Ipswich Mayor Teresa Harding said there are 68 recommendations in the Ipswich Integrated Catchment Plan (IICP), council will be working to build Ipswich’s readiness and resilience for future floods.
“Flooding is an unfortunate reality of life in Ipswich. We know that flooding will happen again, and when it does, we want a city that is informed, ready and resilient,” Mayor Harding said.
“This plan takes a holistic approach, recognising the most effective way of building flood resilience is to integrate the full spectrum of flood risk and catchment planning.
“It will look at factors from community awareness to evacuation routes, flood resilient home design, city planning and development controls, large-scale revegetation and climate change modelling.
“We’ve made sure to listen to the community, by undertaking a community engagement process, we’ve ensured the people of Ipswich were involved in the development of our city’s plan.”
The Ipswich floodplain.
The outcome of the IICP is an in depth and detailed technical evidence report supporting six chapters of work across: land use and planning; physical mitigation; community awareness and resilience; emergency management; property specific actions; and current and future flood risk.
Environment and Sustainability Committee Chairperson Councillor Russell Milligan said the IICP is a culmination of over two and half years of work across multiple departments and feedback from hundreds of residents.
“This detailed local floodplain management plan is important with Ipswich’s high exposure to flood and complex network of waterways,” Cr Milligan said.

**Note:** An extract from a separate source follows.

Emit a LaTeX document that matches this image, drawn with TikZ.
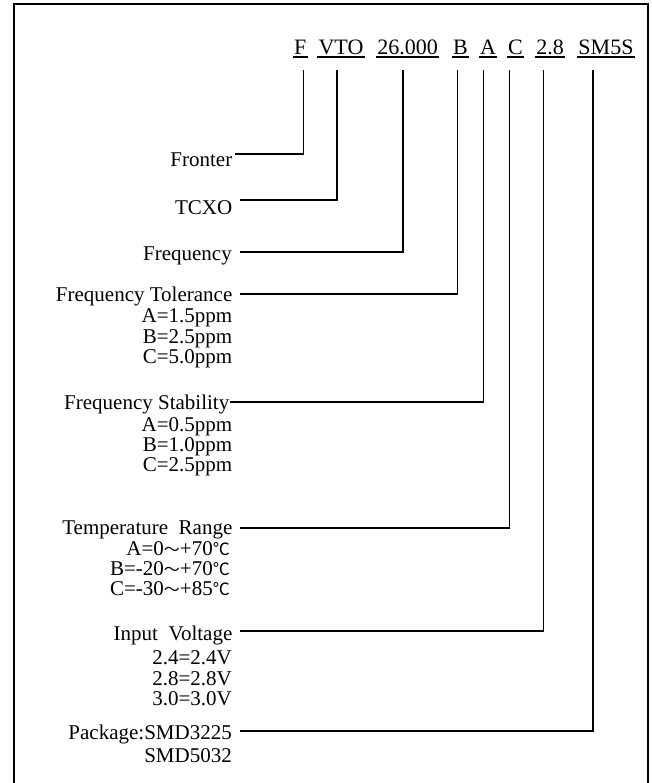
\documentclass[tikz,border=0pt]{standalone}
\usepackage{fontspec}
\setmainfont{Liberation Serif}
\newfontfamily\cjk{Noto Sans CJK SC}
\newcommand{\tld}{\smash{\cjk\fontsize{16}{16}\selectfont ～}}
\newcommand{\degc}{\smash{\cjk\fontsize{17}{17}\selectfont ℃}}
\begin{document}
\begin{tikzpicture}[x=1pt,y=-1pt,
  lab/.style={anchor=base east,inner sep=0pt,font=\fontsize{21}{21}\selectfont},
  code/.style={anchor=base,inner sep=0pt,font=\fontsize{22}{22}\selectfont},
  conn/.style={line width=1.6pt},
  ul/.style={line width=1.3pt},
  frame/.style={line width=2pt}]
\useasboundingbox (0,0) rectangle (652,783);
\clip (0,0) rectangle (652,783);
\draw[frame] (14,800) -- (14,4) -- (648,4) -- (648,800);
% code row
\node[code] (cF)  at (300.3,55) {F};
\node[code] (cV)  at (341,55)   {VTO};
\node[code] (cN)  at (407.5,55) {26.000};
\node[code] (cB)  at (460.5,55) {B};
\node[code] (cA)  at (488,55)   {A};
\node[code] (cC)  at (515.5,55) {C};
\node[code] (cD)  at (550,55)   {2.8};
\node[code] (cS)  at (606,55)   {SM5S};
\foreach \n in {cF,cV,cN,cB,cA,cC,cD,cS}
  \draw[ul] ([xshift=-1pt,yshift=-2pt]\n.base west) -- ([xshift=1pt,yshift=-2pt]\n.base east);
% tops of the connectors
\coordinate (tF) at (303.3,70);
\coordinate (tV) at (336.7,70);
\coordinate (tN) at (403,70);
\coordinate (tB) at (457.5,70);
\coordinate (tA) at (483.3,70);
\coordinate (tC) at (509.5,70);
\coordinate (tD) at (543.3,70);
\coordinate (tS) at (593,70);
% labels
\node[lab] (lF)   at (232.5,166.5) {Fronter};
\node[lab] (lT)   at (232.5,214.5) {TCXO};
\node[lab] (lFr)  at (232,261)     {Frequency};
\node[lab] (lTol) at (232.5,301)   {Frequency Tolerance};
\node[lab] (tol1) at (232.5,322.5) {A=1.5ppm};
\node[lab] (tol2) at (232.5,343)   {B=2.5ppm};
\node[lab] (tol3) at (232.5,363)   {C=5.0ppm};
\node[lab] (lSt)  at (229.5,409)   {Frequency Stability};
\node[lab] (st1)  at (232.5,431.5) {A=0.5ppm};
\node[lab] (st2)  at (232.5,451.5) {B=1.0ppm};
\node[lab] (st3)  at (232.5,471)   {C=2.5ppm};
\node[lab] (lTe)  at (232.5,534)   {Temperature\ \ Range};
\node[lab] (te1)  at (230,555)     {A=0\tld+70\degc};
\node[lab] (te2)  at (230,575)     {B=-20\tld+70\degc};
\node[lab] (te3)  at (230,595)     {C=-30\tld+85\degc};
\node[lab] (lIn)  at (232.5,640)   {Input\ \ Voltage};
\node[lab] (in1)  at (232,664.5)   {2.4=2.4V};
\node[lab] (in2)  at (232,685)     {2.8=2.8V};
\node[lab] (in3)  at (232,705)     {3.0=3.0V};
\node[lab] (lPk)  at (232,739)     {Package:SMD3225};
\node[lab] (pk2)  at (232,762)     {SMD5032};
% connector start points
\coordinate (aF)   at (235,154);
\coordinate (aT)   at (240,200);
\coordinate (aFr)  at (240,252);
\coordinate (aTol) at (240,294);
\coordinate (aSt)  at (230,402);
\coordinate (aTe)  at (240,528);
\coordinate (aIn)  at (240,631);
\coordinate (aPk)  at (240,731);
\draw[conn] (aF)   -| (tF);
\draw[conn] (aT)   -| (tV);
\draw[conn] (aFr)  -| (tN);
\draw[conn] (aTol) -| (tB);
\draw[conn] (aSt)  -| (tA);
\draw[conn] (aTe)  -| (tC);
\draw[conn] (aIn)  -| (tD);
\draw[conn] (aPk)  -| (tS);
\end{tikzpicture}
\end{document}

“Understanding the whole of the catchment and how a river interacts with the land makes for better results from both flood and waterway health perspectives.
“Past disaster events have shown the human and social costs of flooding can be just as significant as the more tangible costs of building and infrastructure damage.
“This plan addresses the wide range of impacts with a flooding event.”
The majority of the Ipswich Local Government Area (LGA) lies within the lower Bremer River catchment. The upper catchment areas lie within the Scenic Rim catchment whilst the north-eastern and north-western parts are located directly on the Brisbane River catchment. The Brisbane River also forms the city’s north eastern boundary.
Catchments within the Ipswich region include the below. Management Plans have been developed for these relevant waterways.
- Bremer Catchment Plan
- Deebing Creek
- Ironpot Creek
- Bundamba Creek
- Blacksnake Creek
- Small Creek
- Six Mile, Woogaroo and Goodna Creeks
For further information on the Mid Brisbane Catchment read the Mid Brisbane Catchment Story.
The IICP fulfils a key recommendation from the Queensland Flood Commission of Inquiry.
It builds on important regional flood studies, previously completed in collaboration with State Government and other local councils.
The IICP goes above and beyond the Commission’s recommendation by adopting an approach that integrates flood risk mitigation with other elements of catchment management such as water quality.
“The IICP will guide council’s actions and future investment and chart the way forward for the whole city,” Cr Milligan said.
The IICP was funded in part by the Queensland Reconstruction Authority’s Natural Disaster Resilience Program (NDRP). NDRP is jointly funded (50/50) by the Australian and Queensland Governments through the National Partnership Agreement on Natural Disaster Resilience.